As an alternative model of the potential/actual relation, I can see the usefulness of Bourdieau's approach. At the very least, a praxiological approach, whether of Bourdieau's version or not, would seem to be an intriguing line of thought to consider.
You mention that Bourdieau is "irremissibly anthropological", and the concept of habitus (which I've only read about in bits and pieces) would seem, at least superficially, to pose another major problem for developing a praxiological version of potential as I see it - namely, the fact that habitus seems to lead solely to a narrowing of potentials. Surely Bourdieau must have a way in which habitus doesn't lead to this closed off outcome, right? (Or perhaps I'm taking 'habit' too literally in my rudimentary knowledge of Bourdieau?) One of the benefits I find in Deleuze is that his conception of potentials is one that is open to change and to true novelty. I'm not sure whether such an idea can be found or developed in Bourdieau, but I don't see any immediate reason why it couldn't be developed in an alternative praxiological theory.

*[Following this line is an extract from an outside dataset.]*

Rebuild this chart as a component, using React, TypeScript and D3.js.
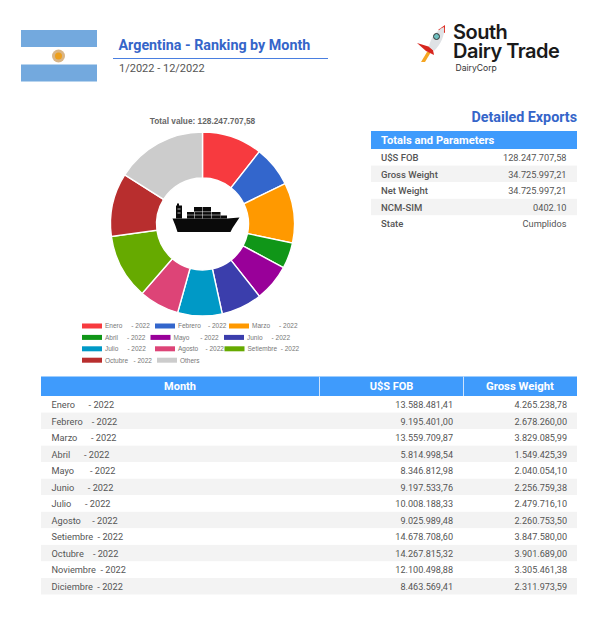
import React from 'react';
import * as d3 from 'd3';

const width = 613;
const height = 638;

const months = [
  'Enero      - 2022',
  'Febrero    - 2022',
  'Marzo      - 2022',
  'Abril      - 2022',
  'Mayo       - 2022',
  'Junio      - 2022',
  'Julio      - 2022',
  'Agosto     - 2022',
  'Setiembre  - 2022',
  'Octubre    - 2022',
  'Noviembre  - 2022',
  'Diciembre  - 2022',
];
const fobLabels = [
  '13.588.481,41', '9.195.401,00', '13.559.709,87', '5.814.998,54', '8.346.812,98', '9.197.533,76',
  '10.008.188,33', '9.025.989,48', '14.678.708,60', '14.267.815,32', '12.100.498,88', '8.463.569,41',
];
const weightLabels = [
  '4.265.238,78', '2.678.260,00', '3.829.085,99', '1.549.425,39', '2.040.054,10', '2.256.759,38',
  '2.479.716,10', '2.260.753,50', '3.847.580,00', '3.901.689,00', '3.305.461,38', '2.311.973,59',
];
const sliceNames = [
  'Enero     - 2022', 'Febrero    - 2022', 'Marzo     - 2022', 'Abril     - 2022', 'Mayo      - 2022',
  'Junio     - 2022', 'Julio     - 2022', 'Agosto    - 2022', 'Setiembre  - 2022', 'Octubre   - 2022', 'Others',
];
const sliceValues = [
  13588481.41, 9195401.0, 13559709.87, 5814998.54, 8346812.98, 9197533.76, 10008188.33, 9025989.48,
  14678708.6, 14267815.32, 20564068.29,
];
const sliceColors = [
  '#f73a3f', '#3366cc', '#ff9900', '#109618', '#990099', '#3b3eac', '#0099c6', '#dd4477', '#66aa00', '#b82e2e', '#cccccc',
];
const legendRows = [[0, 1, 2], [3, 4, 5], [6, 7, 8], [9, 10]];
const legendStarts = [[82, 155, 229], [82, 150.5, 224], [82, 155, 224.5], [82, 157]];

const detailLabels = ['U$S FOB', 'Gross Weight', 'Net Weight', 'NCM-SIM', 'State'];
const detailValues = ['128.247.707,58', '34.725.997,21', '34.725.997,21', '0402.10', 'Cumplidos'];

const font = 'Roboto, sans-serif';
const headerBlue = '#3f9bfc';
const textGrey = '#555';

const center = { x: 202.5, y: 224 };
const pie = d3.pie<number>().sort(null)(sliceValues);
const arc = d3.arc<d3.PieArcDatum<number>>().innerRadius(46).outerRadius(92);

const monthRow = d3.scaleBand<number>().domain(d3.range(months.length)).range([396, 594.5]);
const detailRow = d3.scaleBand<number>().domain(d3.range(detailLabels.length)).range([149, 232]);

const Ship = () => (
  <g transform="translate(172.5,203)" fill="#0a0a0a">
    <path d="M0 15.5 H55 L67 14.5 L60 25 L58 29 H5 L3 23 Z" />
    <rect x="3.5" y="2.5" width="6" height="13" />
    <rect x="4.5" y="0.5" width="2" height="3" />
    <rect x="14.5" y="9" width="33.5" height="6.5" />
    <rect x="21.5" y="4" width="17" height="5" />
    <rect x="48" y="12.5" width="6.5" height="3" />
    <path d="M5 6 H8 M5 10 H8" stroke="#fff" strokeWidth="0.7" />
    <path d="M22 9 V15.5 M30 4 V15.5 M39 9 V15.5 M14.5 12 H48 M21.5 8.7 H38.5" stroke="#fff" strokeWidth="0.5" />
  </g>
);

const Flag = () => (
  <g>
    <rect x="21" y="30" width="76" height="51" fill="#fff" />
    <rect x="21" y="30" width="76" height="17" fill="#73a9de" />
    <rect x="21" y="64.5" width="76" height="17" fill="#73a9de" />
    <circle cx="58.5" cy="56" r="6.5" fill="#d9b586" />
    <circle cx="58.5" cy="56" r="3.5" fill="#ed9f1c" />
  </g>
);

const Logo = () => (
  <g>
    <path d="M427 52 L431 52 L425 62 L421 62 Z" fill="#f5a623" />
    <path d="M430 47 L417 43 L426 51 L434 55 L433 50 Z" fill="#d7261e" />
    <path d="M438 30 L445 25 L445 33 Z" fill="#e02b20" />
    <path d="M429 47 C430 38 437 30 444 27 C445 35 441 44 434 51 Z" fill="#dfe2e5" />
    <circle cx="436.5" cy="36.5" r="3" fill="#6fc0c0" stroke="#333" strokeWidth="1" />
    <text x="453" y="39" fontFamily="Inter, sans-serif" fontWeight="600" fontSize="20" fill="#1a1a1a" letterSpacing="-0.5">South</text>
    <text x="453" y="58" fontFamily="Inter, sans-serif" fontWeight="600" fontSize="20" fill="#1a1a1a" letterSpacing="-0.5">Dairy Trade</text>
    <text x="455.5" y="71" fontFamily="Inter, sans-serif" fontSize="8.6" fill="#333">DairyCorp</text>
  </g>
);

const App = () => (
  <svg
    width={width}
    height={height}
    viewBox={`0 0 ${width} ${height}`}
    style={{ position: 'absolute', left: 0, top: 0, background: '#fff', fontFamily: font }}
  >
    <Flag />
    <text x="118.5" y="50" fontSize="14.3" fontWeight="700" fill="#3565c9">Argentina - Ranking by Month</text>
    <line x1="113" x2="328" y1="58.5" y2="58.5" stroke="#4a7fe0" strokeWidth="1" />
    <text x="119" y="72" fontSize="11" fill={textGrey}>1/2022 - 12/2022</text>
    <Logo />

    {/* donut */}
    <text x={center.x} y="124" textAnchor="middle" fontSize="8.3" fontWeight="700" fontFamily="Liberation Sans, Arial, sans-serif" fill="#666">
      Total value: 128.247.707,58
    </text>
    <g transform={`translate(${center.x},${center.y})`}>
      {pie.map((d, i) => (
        <path key={i} d={arc(d) ?? ''} fill={sliceColors[i]} stroke="#fff" strokeWidth="1.4" />
      ))}
    </g>
    <Ship />

    {/* legend */}
    <g fontFamily="Liberation Sans, Arial, sans-serif" fontSize="6.5" fill="#777">
      {legendRows.map((row, r) =>
        row.map((idx, c) => (
          <g key={idx} transform={`translate(${legendStarts[r][c]},${326 + r * 11.4})`}>
            <rect x="0" y="-2.5" width="20" height="5" fill={sliceColors[idx]} />
            <text x="23" y="2.3" style={{ whiteSpace: 'pre' }}>{sliceNames[idx]}</text>
          </g>
        )),
      )}
    </g>

    {/* detail table */}
    <text x="577" y="121.5" textAnchor="end" fontSize="14.3" fontWeight="700" fill="#3565c9">Detailed Exports</text>
    <rect x="371" y="131" width="206" height="18" fill={headerBlue} />
    <text x="381" y="144" fontSize="11.2" fontWeight="700" fill="#fff">Totals and Parameters</text>
    {detailLabels.map((label, i) => (
      <g key={label}>
        <rect x="371" y={detailRow(i)} width="206" height={detailRow.bandwidth()} fill={i % 2 ? '#f3f3f3' : '#fff'} />
        <text x="381" y={(detailRow(i) ?? 0) + 12} fontSize="9.5" fontWeight="500" fill={textGrey}>{label}</text>
        <text x="566.5" y={(detailRow(i) ?? 0) + 12} fontSize="9.2" textAnchor="end" fill={textGrey}>{detailValues[i]}</text>
      </g>
    ))}

    {/* month table */}
    <rect x="41" y="376.5" width="536" height="19.5" fill={headerBlue} />
    <line x1="319.5" x2="319.5" y1="376.5" y2="396" stroke="#cfe3fb" />
    <line x1="463.5" x2="463.5" y1="376.5" y2="396" stroke="#cfe3fb" />
    <text x="180" y="390" textAnchor="middle" fontSize="11" fontWeight="700" fill="#fff">Month</text>
    <text x="391.5" y="390" textAnchor="middle" fontSize="11" fontWeight="700" fill="#fff">U$S FOB</text>
    <text x="520" y="390" textAnchor="middle" fontSize="11.3" fontWeight="700" fill="#fff">Gross Weight</text>
    {months.map((m, i) => {
      const y = monthRow(i) ?? 0;
      const h = monthRow.bandwidth();
      return (
        <g key={m} fill={textGrey}>
          <rect x="41" y={y} width="536" height={h} fill={i % 2 ? '#f3f3f3' : '#fff'} />
          <text x="51.5" y={y + 12} fontSize="9.2" style={{ whiteSpace: 'pre' }}>{m}</text>
          <text x="453" y={y + 12} fontSize="9.1" textAnchor="end">{fobLabels[i]}</text>
          <text x="567" y={y + 12} fontSize="9.1" textAnchor="end">{weightLabels[i]}</text>
        </g>
      );
    })}
  </svg>
);

export default App;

"Surely Bourdieau must have a way in which habitus doesn't lead to this closed off outcome, right?"
Kind of. He defines habitus as "a system of lasting, transposable dispositions which, integrating past experiences, functions at every moment as a matrix of perceptions, appreciations, and actions and makes possible the achievement of infinitely diversified tasks, thanks to analogical transfers of schemes permitting the solution of similarly shaped problems, and thanks to the unceasing corrections of the results obtained, dialectically produced by those results" (Outline, pp. 82-83).
Deleuze is a better thinker of true novelty.